Back

CAD Management Challenges, Part 2

Last time we looked at a few items that can be challenging to a CAD manager. In this article, we continue the list from last month, which included challenges such as monotony, bad decisions, and budget cuts.

The challenge of compliance

We all have CAD Standards and we all wish that people would follow them. We take the time to make them complete, clear, understandable, and achievable. Still, there remain many who do not strive to comply. So what do you do?

There is no easy answer here except for this: never give up. You cannot stop pressing ahead with every effort that it takes to get users to comply. You can teach them, encourage them, demand it, send out memos, talk to their bosses, seek a quality check process; still, it could all be for naught. But you cannot give up. Take a breather, refresh yourself and start down the road again.

You are held responsible for making others productive even though you cannot "make" them follow any rules, guidelines, or standards - nor can you "punish" them if they do not. This really ties your hands and demands that you get creative in making sure that they comply. Just sticking with it helps.

The challenge of performance

You are charged with increasing the performance of employees, but have no input into their performance evaluations. Each year most firms do some form of performance evaluation. The "boss" defines how each person is doing compared to their job descriptions, duties, and responsibilities. Firms have differing guidelines that they use for judging performance, but I have yet to find many that gauge CAD proficiency on their list.

So the CAD manager has no way to document the proficiency of an employee over time. There is no way to formally document the good ones or the bad ones. There is no measurement that is used to really rank the effectiveness of someone's ability with CAD or BIM. You can spot the good ones. We all know who they are. Yet there is little that identifies the ones that are lagging behind.

Performance can be subjective. Each manager has to define the expected behavior, communicate it, and measure it. Can this be done in CAD?

The challenge of authority (or lack of it)

CAD managers do not hire or fire the people they manage. They oversee workers who are using the tools that they provide, but have no direct effect on their advancement or lack thereof. This limits the authority you may have over them.
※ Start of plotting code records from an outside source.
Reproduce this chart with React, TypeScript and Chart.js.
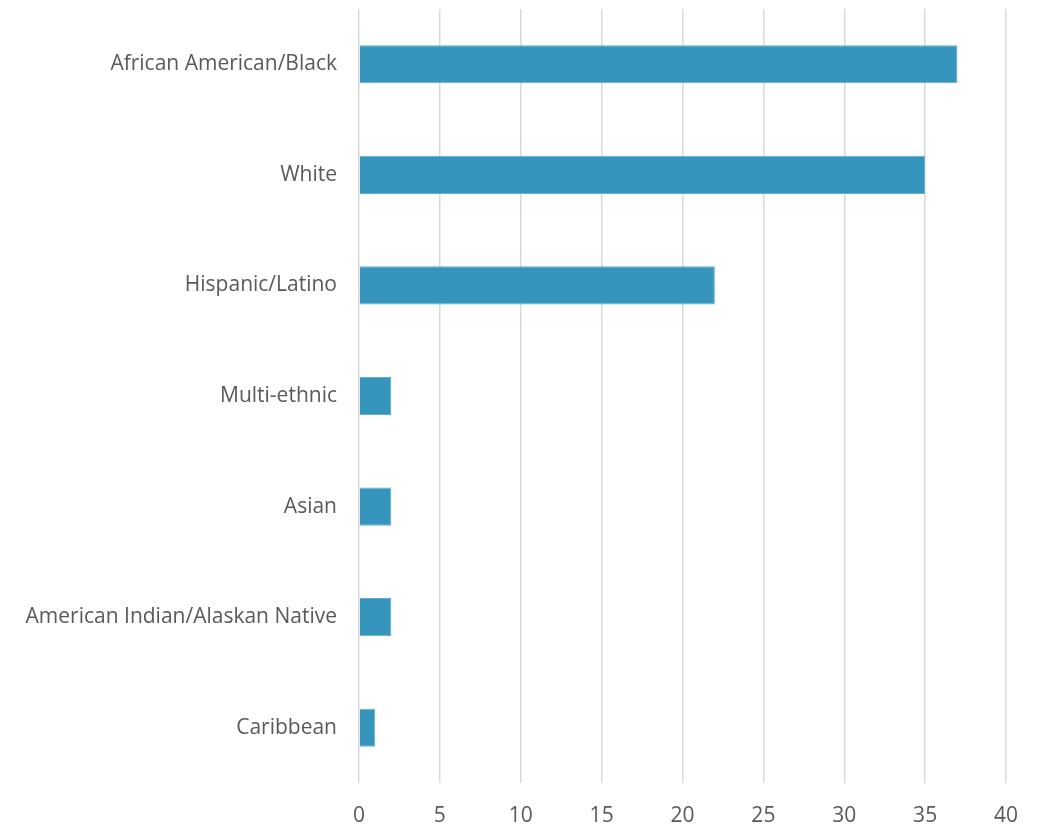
import React, { useEffect, useRef } from "react";
import { Chart, registerables } from "chart.js";

Chart.register(...registerables);

const categories = [
  "African American/Black",
  "White",
  "Hispanic/Latino",
  "Multi-ethnic",
  "Asian",
  "American Indian/Alaskan Native",
  "Caribbean",
];
const counts = [37, 35, 22, 2, 2, 2, 1];
const xTicks = [0, 5, 10, 15, 20, 25, 30, 35, 40];

const W = 1043;
const H = 826;
const FONT = "'Open Sans', sans-serif";

export default function App() {
  const ref = useRef<HTMLCanvasElement | null>(null);

  useEffect(() => {
    document.body.style.margin = "0";
    const canvas = ref.current;
    if (!canvas) return;
    const chart = new Chart(canvas, {
      type: "bar",
      data: {
        labels: categories,
        datasets: [
          {
            data: counts,
            backgroundColor: "#3595bc",
            borderColor: "#62acd0",
            borderWidth: 1,
            barPercentage: 0.345,
            categoryPercentage: 1,
          },
        ],
      },
      options: {
        indexAxis: "y",
        responsive: false,
        animation: false,
        layout: { padding: { top: 9, right: 37, left: 0, bottom: 0 } },
        plugins: { legend: { display: false }, tooltip: { enabled: false } },
        scales: {
          x: {
            min: xTicks[0],
            max: xTicks[xTicks.length - 1],
            afterBuildTicks: (axis: any) => {
              axis.ticks = xTicks.map((v) => ({ value: v }));
            },
            afterFit: (axis: any) => {
              axis.height = 43;
              axis.paddingLeft = 0;
              axis.paddingRight = 0;
            },
            grid: { color: "#d9d9d9", lineWidth: 1.5, drawTicks: false },
            border: { display: false },
            ticks: {
              color: "#595959",
              font: { family: FONT, size: 21 },
              padding: 20,
            },
          },
          y: {
            afterFit: (axis: any) => {
              axis.width = 359;
              axis.paddingTop = 0;
              axis.paddingBottom = 0;
            },
            grid: { display: false, drawTicks: false },
            border: { display: false },
            ticks: {
              color: "#595959",
              font: { family: FONT, size: 21 },
              padding: 22,
            },
          },
        },
      },
    });
    return () => chart.destroy();
  }, []);

  return (
    <div style={{ width: W, height: H }}>
      <canvas ref={ref} width={W} height={H} />
    </div>
  );
}
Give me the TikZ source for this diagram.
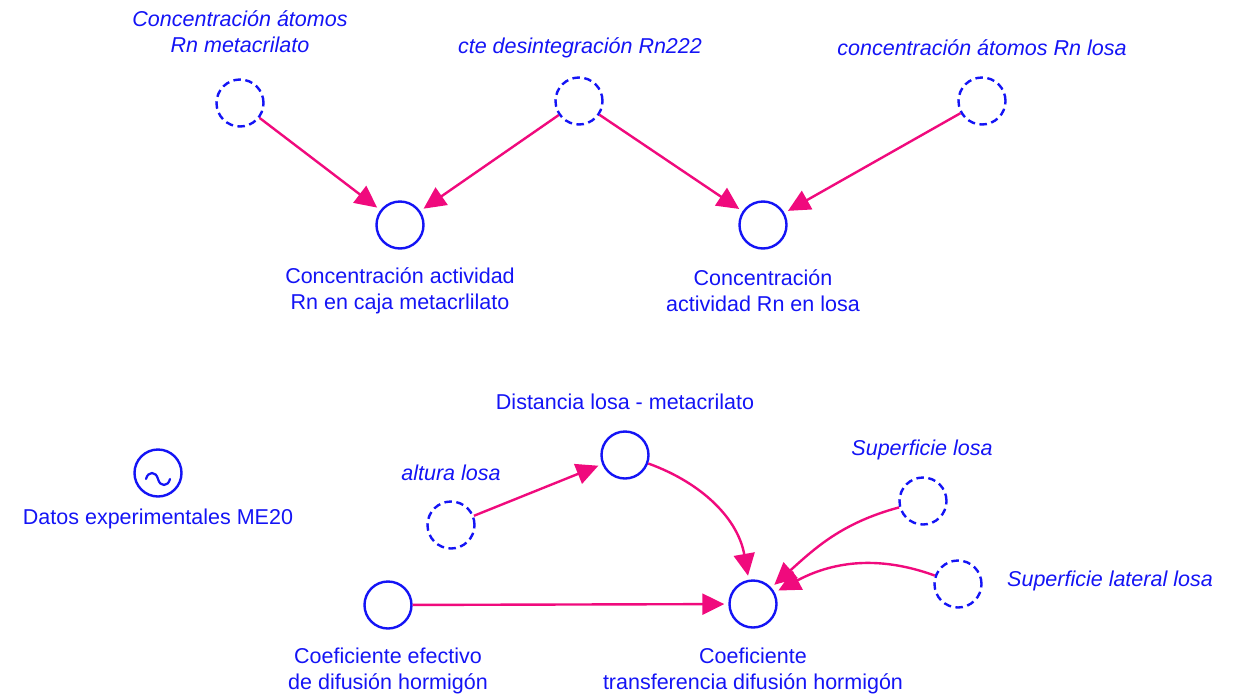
\documentclass[tikz,border=0pt]{standalone}
\usepackage{fontspec}
\setmainfont{Liberation Sans}
\usetikzlibrary{arrows.meta}
\definecolor{varblue}{RGB}{20,20,245}
\definecolor{linkpink}{RGB}{240,10,125}
\begin{document}
\begin{tikzpicture}[x=1pt,y=-1pt,
  every node/.style={font=\fontsize{21.5}{26}\selectfont, text=varblue},
  aux/.style={circle, draw=varblue, line width=2.4pt, dash pattern=on 7.5pt off 4.5pt, minimum size=47pt, inner sep=0pt},
  level/.style={circle, draw=varblue, line width=2.4pt, minimum size=47pt, inner sep=0pt},
  lbl/.style={align=center, inner sep=0pt},
  ilbl/.style={align=center, inner sep=0pt, font=\fontsize{21.5}{26}\selectfont\itshape},
  link/.style={draw=linkpink, line width=2.4pt, -{Triangle[length=22pt,width=21pt]}, shorten >=4pt, shorten <=0pt}
]
\useasboundingbox (0,0) rectangle (1243,694);

% upper group
\node[aux] (ca) at (240,103) {};
\node[ilbl] (cal) at (240,32) {Concentración átomos\\Rn metacrilato};
\node[aux] (cte) at (579,101) {};
\node[ilbl] (ctel) at (580,48) {cte desintegración Rn222};
\node[aux] (cl) at (982,101) {};
\node[ilbl] (cll) at (982,48) {concentración átomos Rn losa};
\node[level] (acm) at (400,225) {};
\node[lbl] (acml) at (400,291) {Concentración actividad\\Rn en caja metacrlilato};
\node[level] (acl) at (763,225) {};
\node[lbl] (acll) at (763,291) {Concentración\\actividad Rn en losa};

\draw[link] (ca) -- (acm);
\draw[link] (cte) -- (acm);
\draw[link] (cte) -- (acl);
\draw[link] (cl) -- (acl);

% experimental data: circle with a wave inside
\node[level] (dat) at (158,473) {};
\draw[varblue, line width=2.2pt, line cap=round] (146,479)
  .. controls (148,471) and (156,471) .. (158,479)
  .. controls (160,487) and (168,487) .. (170,479);
\node[lbl] (datl) at (158,519) {Datos experimentales ME20};

% lower group
\node[level] (dist) at (625,455) {};
\node[lbl] (distl) at (625,402) {Distancia losa - metacrilato};
\node[aux] (alt) at (451,525) {};
\node[ilbl] (altl) at (451,473) {altura losa};
\node[aux] (sup) at (923,501) {};
\node[ilbl] (supl) at (922,450) {Superficie losa};
\node[aux] (slat) at (958,584) {};
\node[ilbl, anchor=west] (slatl) at (1007,581) {Superficie lateral losa};
\node[level] (cef) at (388,605) {};
\node[lbl] (cefl) at (388,671) {Coeficiente efectivo\\de difusión hormigón};
\node[level] (ctr) at (753,604) {};
\node[lbl] (ctrl) at (753,671) {Coeficiente\\transferencia difusión hormigón};

\draw[link] (alt) -- (dist);
\draw[link] (cef) -- (ctr);
\draw[link] (dist) to[out=-20,in=100] (ctr);
\draw[link] (sup) to[out=195,in=42] (ctr);
\draw[link] (slat) to[out=160,in=28] (ctr);
\end{tikzpicture}
\end{document}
Since you cannot influence them in the same manner that their boss may use, you have to be a little more creative.

You do have authority if your senior management has vested it in you. You need to find out if they have. This is done by testing your authority. You cannot go out and try to fire someone, but you can test the waters a little. Ask to spend some money (not much nowadays). Change something without asking, such as access to specific server locations or lock down access to who can edit support files, like pen tables or plotter setups. You could also start checking up on employees' CAD files for quality, then share the information with the project manager to see if they correct the problem or just tell you to go away.

The challenge of work load

You don't get to accept or refuse the projects you have to work on. You can plan for the things that you want to get done, but those plans often get pushed back when something is given to you by others. Users may have needs. Management may have projects. Equipment breaks, files get corrupted, systems crash. It all falls on your shoulders. You have no control over when or how much.

Balancing your workload against the constant interruptions is tough. Break down your jobs and projects into smaller tasks that can be completed in smaller chunks of time. If you are developing a procedure, then work on getting the steps down first, then go back and refine it, then go back and add screen captures. Three tasks, one project.

You can also come in a little early, stay a little later, or work through lunch to get to the stuff you really want to gat done. That obviously would not be as fun as coming in late, taking a long lunch, and going home early, but that may not be the best way to meet the challenges of being a CAD manager.